“Viver para contar” era um único resquício, como âncora que me mantinha ligado ao autor. Sabia que um dia o leria, mas o fui negligenciando. Estava quase esquecido entre tantos outros grandes livros à espera de um dia serem convocados. Mas algo me dizia que a sua hora ia chegar. Foi por isso que não o pude deixar no Brasil, e assim ele me acompanhou na mudança para Portugal.
Sete anos na terra de Camões e Pessoa, e nada de reabilitar Gabo. “Viver para contar” continuava semi-esquecido. Mas algo continuava a me dizer que um dia ele seria lido, por isso não o pude deixar em Lisboa, e assim ele me acompanhou em mais uma mudança, agora para Roma.
Cinco anos entre pizzas, viagens e novas descobertas, eis que uma pandemia nos deixa isolados, em solidão (não por cem anos, mas quase), buscando amores nos tempos do covid, e por um sequência de acasos brota a vontade de ler Gabo. O tal dia de “Viver para contar” chegou. Em menos de uma semana suas quase 500 páginas são devoradas com o mesmo vigor e encanto que lia os seus romances há mais de duas décadas.
"Viver para contar” não apenas me transportou à saudosa América Latina, mas também a um período em que descobria a literatura, tempo de juventude curiosa e voraz que já tinha quase sido esquecido. Com a sua riqueza narrativa é impossível permanecer imóvel no tempo e no espaço. Gabo nos provoca e inspira. Ao descrever a sua infância e juventude, ao revelar como foi o seu processo de maturidade humana, profissional e literária, Gabo me fez recordar de tantos momentos, lugares e pessoas que foram fundamentais também no meu crescimento pessoal.
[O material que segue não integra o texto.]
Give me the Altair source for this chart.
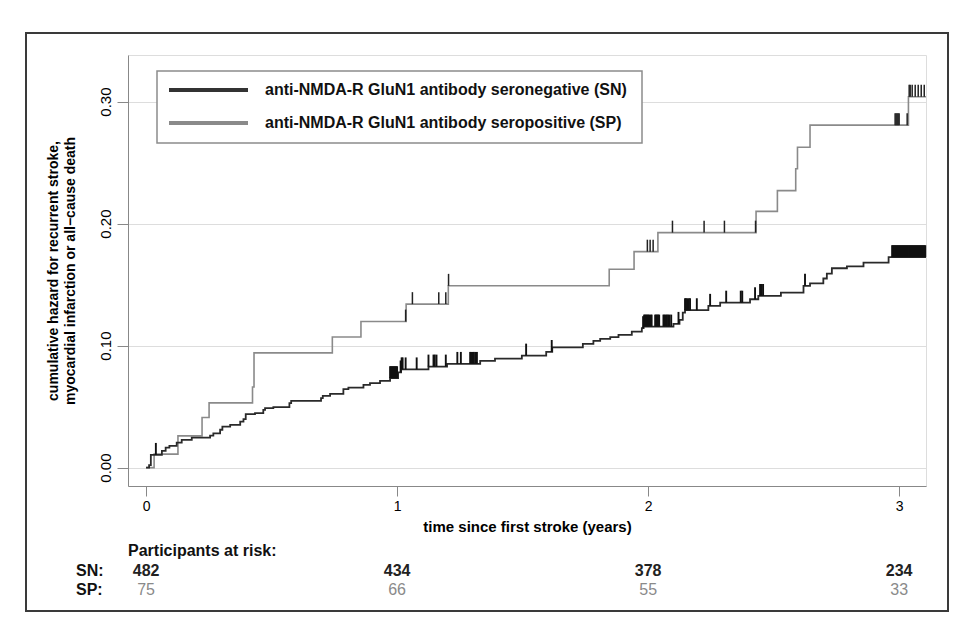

García Márquez nos exorta a também “viver para contar”, e viver intensamente, para que a narrativa seja forte e credível. Excelente obra, narrada com esmero e delicadeza, com bom humor e precisão estilística típicos do autor. Ao final da leitura, depois de repreender o fôlego, o que fica mais evidente é a necessidade de ler, e ler muito, e aprender, e ler novamente, para poder um dia compreender e narrar, não tão bem como Gabo, mas o suficiente para ser feliz e emocionar ao menos um leitor que seja.